Start of Dataset excerpt

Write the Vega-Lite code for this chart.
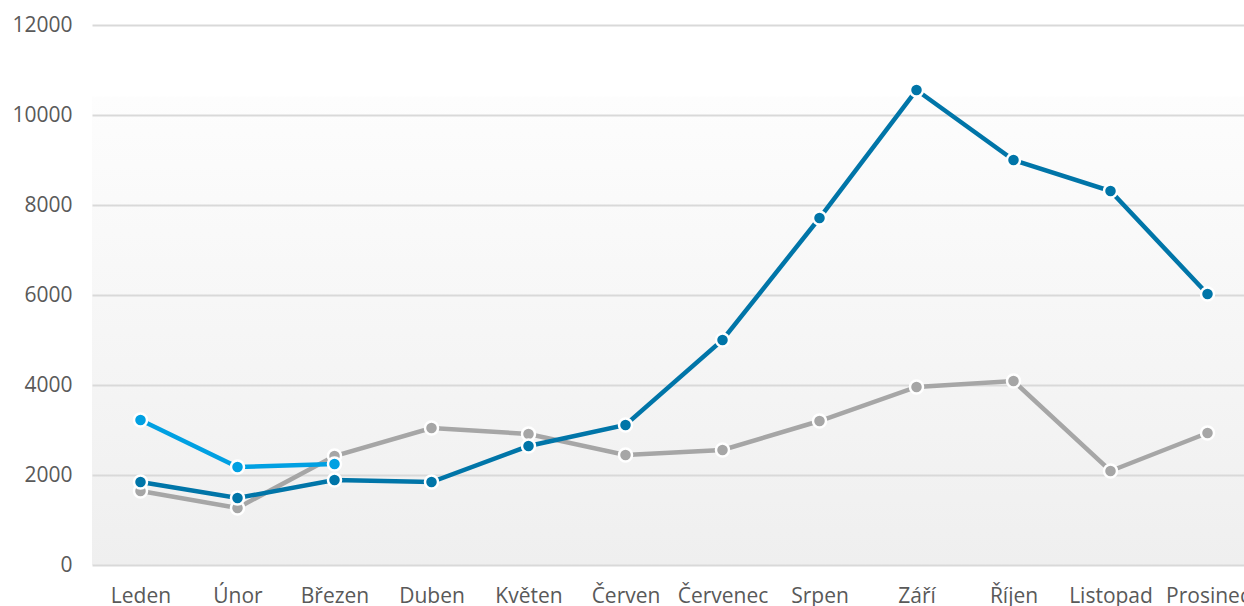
{
  "$schema": "https://vega.github.io/schema/vega-lite/v6.json",
  "width": 1164,
  "height": 540,
  "padding": {"left": 11, "top": 14, "right": 0, "bottom": 0},
  "background": "#ffffff",
  "config": {
    "font": "Open Sans",
    "view": {
      "stroke": null,
      "fill": {"gradient": "linear", "x1": 0, "y1": 0, "x2": 0, "y2": 1,
        "stops": [{"offset": 0, "color": "#ffffff"}, {"offset": 0.13, "color": "#ffffff"}, {"offset": 0.135, "color": "#fdfdfd"}, {"offset": 1, "color": "#efefef"}]}
    }
  },
  "data": {"values": [
    {"mesic": "Leden", "rada": "A", "hodnota": 1644},
    {"mesic": "Únor", "rada": "A", "hodnota": 1267},
    {"mesic": "Březen", "rada": "A", "hodnota": 2422},
    {"mesic": "Duben", "rada": "A", "hodnota": 3044},
    {"mesic": "Květen", "rada": "A", "hodnota": 2911},
    {"mesic": "Červen", "rada": "A", "hodnota": 2444},
    {"mesic": "Červenec", "rada": "A", "hodnota": 2556},
    {"mesic": "Srpen", "rada": "A", "hodnota": 3200},
    {"mesic": "Září", "rada": "A", "hodnota": 3956},
    {"mesic": "Říjen", "rada": "A", "hodnota": 4089},
    {"mesic": "Listopad", "rada": "A", "hodnota": 2089},
    {"mesic": "Prosinec", "rada": "A", "hodnota": 2933},
    {"mesic": "Leden", "rada": "B", "hodnota": 1844},
    {"mesic": "Únor", "rada": "B", "hodnota": 1489},
    {"mesic": "Březen", "rada": "B", "hodnota": 1889},
    {"mesic": "Duben", "rada": "B", "hodnota": 1844},
    {"mesic": "Květen", "rada": "B", "hodnota": 2644},
    {"mesic": "Červen", "rada": "B", "hodnota": 3111},
    {"mesic": "Červenec", "rada": "B", "hodnota": 5000},
    {"mesic": "Srpen", "rada": "B", "hodnota": 7711},
    {"mesic": "Září", "rada": "B", "hodnota": 10555},
    {"mesic": "Říjen", "rada": "B", "hodnota": 9000},
    {"mesic": "Listopad", "rada": "B", "hodnota": 8311},
    {"mesic": "Prosinec", "rada": "B", "hodnota": 6022},
    {"mesic": "Leden", "rada": "C", "hodnota": 3222},
    {"mesic": "Únor", "rada": "C", "hodnota": 2178},
    {"mesic": "Březen", "rada": "C", "hodnota": 2244}
  ]},
  "encoding": {
    "x": {"field": "mesic", "type": "ordinal", "sort": null,
      "scale": {"type": "point", "padding": 0.5, "domain": ["Leden","Únor","Březen","Duben","Květen","Červen","Červenec","Srpen","Září","Říjen","Listopad","Prosinec"]},
      "axis": {"title": null, "domain": false, "ticks": false, "tickSize": 0, "grid": false, "labelAngle": 0, "labelFontSize": 21, "labelColor": "#595959", "labelPadding": 31, "labelBaseline": "middle"}},
    "y": {"field": "hodnota", "type": "quantitative",
      "scale": {"domain": [0, 12000], "nice": false},
      "axis": {"title": null, "domain": false, "ticks": false, "tickSize": 0, "values": [0,2000,4000,6000,8000,10000,12000], "format": "d", "labelFontSize": 21, "labelColor": "#595959", "labelPadding": 20, "gridColor": "#d9d9d9", "gridWidth": 2}},
    "color": {"field": "rada", "type": "nominal", "legend": null,
      "scale": {"domain": ["A","B","C"], "range": ["#a6a6a6","#0075a8","#00a0e2"]}}
  },
  "layer": [
    {"transform": [{"filter": "datum.rada === 'A'"}], "mark": {"type": "line", "strokeWidth": 4.5}},
    {"transform": [{"filter": "datum.rada === 'A'"}], "mark": {"type": "point", "filled": true, "size": 170, "stroke": "#ffffff", "strokeWidth": 2.5, "opacity": 1}},
    {"transform": [{"filter": "datum.rada === 'B'"}], "mark": {"type": "line", "strokeWidth": 4.5}},
    {"transform": [{"filter": "datum.rada === 'B'"}], "mark": {"type": "point", "filled": true, "size": 170, "stroke": "#ffffff", "strokeWidth": 2.5, "opacity": 1}},
    {"transform": [{"filter": "datum.rada === 'C'"}], "mark": {"type": "line", "strokeWidth": 4.5}},
    {"transform": [{"filter": "datum.rada === 'C'"}], "mark": {"type": "point", "filled": true, "size": 170, "stroke": "#ffffff", "strokeWidth": 2.5, "opacity": 1}}
  ]
}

End of Dataset excerpt

Set down the material above as is, without any pictures.

Write the Vega-Lite code for this chart.
{
  "$schema": "https://vega.github.io/schema/vega-lite/v6.json",
  "width": 1164,
  "height": 540,
  "padding": {"left": 11, "top": 14, "right": 0, "bottom": 0},
  "background": "#ffffff",
  "config": {
    "font": "Open Sans",
    "view": {
      "stroke": null,
      "fill": {"gradient": "linear", "x1": 0, "y1": 0, "x2": 0, "y2": 1,
        "stops": [{"offset": 0, "color": "#ffffff"}, {"offset": 0.13, "color": "#ffffff"}, {"offset": 0.135, "color": "#fdfdfd"}, {"offset": 1, "color": "#efefef"}]}
    }
  },
  "data": {"values": [
    {"mesic": "Leden", "rada": "A", "hodnota": 1644},
    {"mesic": "Únor", "rada": "A", "hodnota": 1267},
    {"mesic": "Březen", "rada": "A", "hodnota": 2422},
    {"mesic": "Duben", "rada": "A", "hodnota": 3044},
    {"mesic": "Květen", "rada": "A", "hodnota": 2911},
    {"mesic": "Červen", "rada": "A", "hodnota": 2444},
    {"mesic": "Červenec", "rada": "A", "hodnota": 2556},
    {"mesic": "Srpen", "rada": "A", "hodnota": 3200},
    {"mesic": "Září", "rada": "A", "hodnota": 3956},
    {"mesic": "Říjen", "rada": "A", "hodnota": 4089},
    {"mesic": "Listopad", "rada": "A", "hodnota": 2089},
    {"mesic": "Prosinec", "rada": "A", "hodnota": 2933},
    {"mesic": "Leden", "rada": "B", "hodnota": 1844},
    {"mesic": "Únor", "rada": "B", "hodnota": 1489},
    {"mesic": "Březen", "rada": "B", "hodnota": 1889},
    {"mesic": "Duben", "rada": "B", "hodnota": 1844},
    {"mesic": "Květen", "rada": "B", "hodnota": 2644},
    {"mesic": "Červen", "rada": "B", "hodnota": 3111},
    {"mesic": "Červenec", "rada": "B", "hodnota": 5000},
    {"mesic": "Srpen", "rada": "B", "hodnota": 7711},
    {"mesic": "Září", "rada": "B", "hodnota": 10555},
    {"mesic": "Říjen", "rada": "B", "hodnota": 9000},
    {"mesic": "Listopad", "rada": "B", "hodnota": 8311},
    {"mesic": "Prosinec", "rada": "B", "hodnota": 6022},
    {"mesic": "Leden", "rada": "C", "hodnota": 3222},
    {"mesic": "Únor", "rada": "C", "hodnota": 2178},
    {"mesic": "Březen", "rada": "C", "hodnota": 2244}
  ]},
  "encoding": {
    "x": {"field": "mesic", "type": "ordinal", "sort": null,
      "scale": {"type": "point", "padding": 0.5, "domain": ["Leden","Únor","Březen","Duben","Květen","Červen","Červenec","Srpen","Září","Říjen","Listopad","Prosinec"]},
      "axis": {"title": null, "domain": false, "ticks": false, "tickSize": 0, "grid": false, "labelAngle": 0, "labelFontSize": 21, "labelColor": "#595959", "labelPadding": 31, "labelBaseline": "middle"}},
    "y": {"field": "hodnota", "type": "quantitative",
      "scale": {"domain": [0, 12000], "nice": false},
      "axis": {"title": null, "domain": false, "ticks": false, "tickSize": 0, "values": [0,2000,4000,6000,8000,10000,12000], "format": "d", "labelFontSize": 21, "labelColor": "#595959", "labelPadding": 20, "gridColor": "#d9d9d9", "gridWidth": 2}},
    "color": {"field": "rada", "type": "nominal", "legend": null,
      "scale": {"domain": ["A","B","C"], "range": ["#a6a6a6","#0075a8","#00a0e2"]}}
  },
  "layer": [
    {"transform": [{"filter": "datum.rada === 'A'"}], "mark": {"type": "line", "strokeWidth": 4.5}},
    {"transform": [{"filter": "datum.rada === 'A'"}], "mark": {"type": "point", "filled": true, "size": 170, "stroke": "#ffffff", "strokeWidth": 2.5, "opacity": 1}},
    {"transform": [{"filter": "datum.rada === 'B'"}], "mark": {"type": "line", "strokeWidth": 4.5}},
    {"transform": [{"filter": "datum.rada === 'B'"}], "mark": {"type": "point", "filled": true, "size": 170, "stroke": "#ffffff", "strokeWidth": 2.5, "opacity": 1}},
    {"transform": [{"filter": "datum.rada === 'C'"}], "mark": {"type": "line", "strokeWidth": 4.5}},
    {"transform": [{"filter": "datum.rada === 'C'"}], "mark": {"type": "point", "filled": true, "size": 170, "stroke": "#ffffff", "strokeWidth": 2.5, "opacity": 1}}
  ]
}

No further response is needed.